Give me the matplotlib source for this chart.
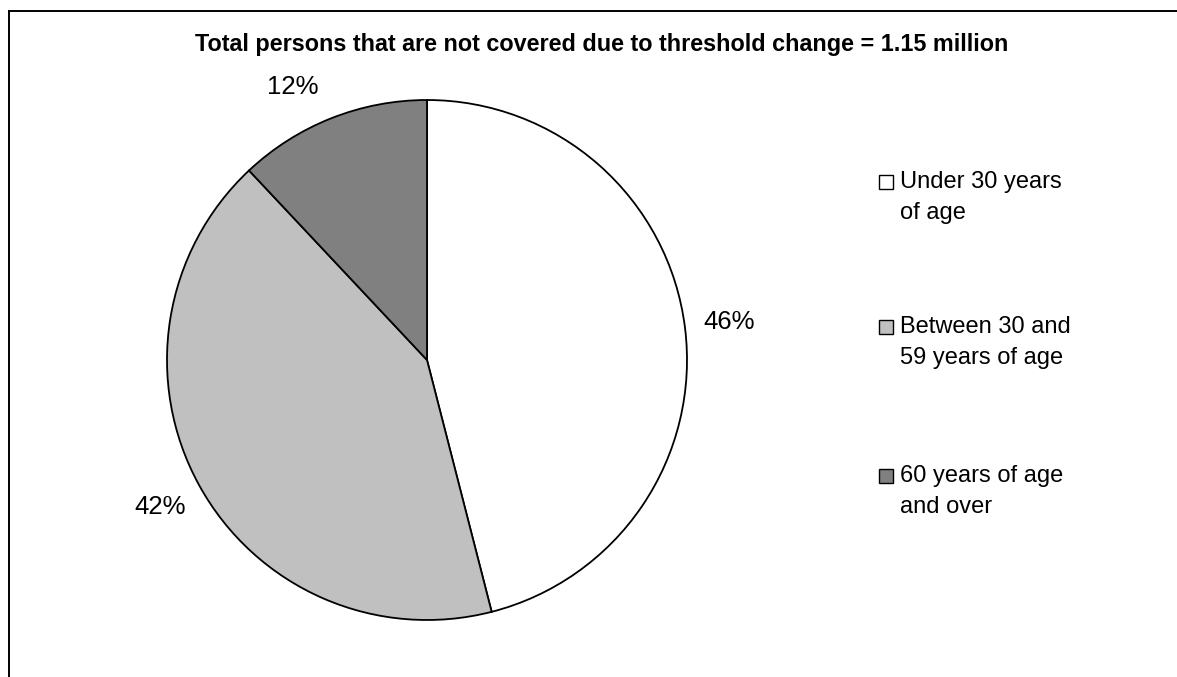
import numpy as np
import matplotlib
matplotlib.use("Agg")
import matplotlib.pyplot as plt
from matplotlib.lines import Line2D
from matplotlib.patches import Rectangle

plt.rcParams['font.family'] = ['Liberation Sans', 'DejaVu Sans']

title = "Total persons that are not covered due to threshold change = 1.15 million"
categories = [["Under 30 years", "of age"],
              ["Between 30 and", "59 years of age"],
              ["60 years of age", "and over"]]
shares = [46, 42, 12]
colors = ["#FFFFFF", "#C0C0C0", "#808080"]

W, H = 1177, 677
fig = plt.figure(figsize=(W / 100, H / 100), dpi=100)
fig.patch.set_facecolor("white")

# Outer frame (left and top edges)
fig.add_artist(Line2D([8.5 / W, 8.5 / W], [0, 1 - 10.5 / H], transform=fig.transFigure,
                      color="black", lw=1.4))
fig.add_artist(Line2D([8.5 / W, 1], [1 - 10.5 / H, 1 - 10.5 / H], transform=fig.transFigure,
                      color="black", lw=1.4))

fig.text(602 / W, 1 - 45 / H, title, ha="center", va="center",
         fontsize=16.8, fontweight="bold")

# Pie
cx, cy, r = 427, 360, 260
ax = fig.add_axes([(cx - r) / W, (H - cy - r) / H, 2 * r / W, 2 * r / H])
wedges, texts, autotexts = ax.pie(
    shares, colors=colors, startangle=90, counterclock=False,
    wedgeprops=dict(edgecolor="black", linewidth=1.3),
    autopct=lambda p: f"{p:.0f}%", pctdistance=1.17,
    textprops=dict(fontsize=18.5), radius=1)
ax.set_xlim(-1, 1)
ax.set_ylim(-1, 1)
ax.set_aspect("equal")
ax.axis("off")

# Swing the small slice's label a little further round so it clears the rim
w = wedges[2]
ang = np.deg2rad((w.theta1 + w.theta2) / 2 + 4.5)
autotexts[2].set_position((1.17 * np.cos(ang), 1.17 * np.sin(ang)))

# Legend
first_baselines = [188, 333, 482]
line_gap = 31
sq = 14
for lines, col, base in zip(categories, colors, first_baselines):
    fig.add_artist(Rectangle((878.5 / W, 1 - (base + 1) / H), sq / W, sq / H,
                             transform=fig.transFigure, facecolor=col,
                             edgecolor="black", linewidth=1.0))
    for i, ln in enumerate(lines):
        fig.text(900 / W, 1 - (base + i * line_gap) / H, ln, ha="left",
                 va="baseline", fontsize=17)

fig.savefig("out.png", dpi=100)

- [Given task]: Exactly as written, return every line of the listing, but not the pictures.

- [Written response]:
Give me the matplotlib source for this chart.
import numpy as np
import matplotlib
matplotlib.use("Agg")
import matplotlib.pyplot as plt
from matplotlib.lines import Line2D
from matplotlib.patches import Rectangle

plt.rcParams['font.family'] = ['Liberation Sans', 'DejaVu Sans']

title = "Total persons that are not covered due to threshold change = 1.15 million"
categories = [["Under 30 years", "of age"],
              ["Between 30 and", "59 years of age"],
              ["60 years of age", "and over"]]
shares = [46, 42, 12]
colors = ["#FFFFFF", "#C0C0C0", "#808080"]

W, H = 1177, 677
fig = plt.figure(figsize=(W / 100, H / 100), dpi=100)
fig.patch.set_facecolor("white")

# Outer frame (left and top edges)
fig.add_artist(Line2D([8.5 / W, 8.5 / W], [0, 1 - 10.5 / H], transform=fig.transFigure,
                      color="black", lw=1.4))
fig.add_artist(Line2D([8.5 / W, 1], [1 - 10.5 / H, 1 - 10.5 / H], transform=fig.transFigure,
                      color="black", lw=1.4))

fig.text(602 / W, 1 - 45 / H, title, ha="center", va="center",
         fontsize=16.8, fontweight="bold")

# Pie
cx, cy, r = 427, 360, 260
ax = fig.add_axes([(cx - r) / W, (H - cy - r) / H, 2 * r / W, 2 * r / H])
wedges, texts, autotexts = ax.pie(
    shares, colors=colors, startangle=90, counterclock=False,
    wedgeprops=dict(edgecolor="black", linewidth=1.3),
    autopct=lambda p: f"{p:.0f}%", pctdistance=1.17,
    textprops=dict(fontsize=18.5), radius=1)
ax.set_xlim(-1, 1)
ax.set_ylim(-1, 1)
ax.set_aspect("equal")
ax.axis("off")

# Swing the small slice's label a little further round so it clears the rim
w = wedges[2]
ang = np.deg2rad((w.theta1 + w.theta2) / 2 + 4.5)
autotexts[2].set_position((1.17 * np.cos(ang), 1.17 * np.sin(ang)))

# Legend
first_baselines = [188, 333, 482]
line_gap = 31
sq = 14
for lines, col, base in zip(categories, colors, first_baselines):
    fig.add_artist(Rectangle((878.5 / W, 1 - (base + 1) / H), sq / W, sq / H,
                             transform=fig.transFigure, facecolor=col,
                             edgecolor="black", linewidth=1.0))
    for i, ln in enumerate(lines):
        fig.text(900 / W, 1 - (base + i * line_gap) / H, ln, ha="left",
                 va="baseline", fontsize=17)

fig.savefig("out.png", dpi=100)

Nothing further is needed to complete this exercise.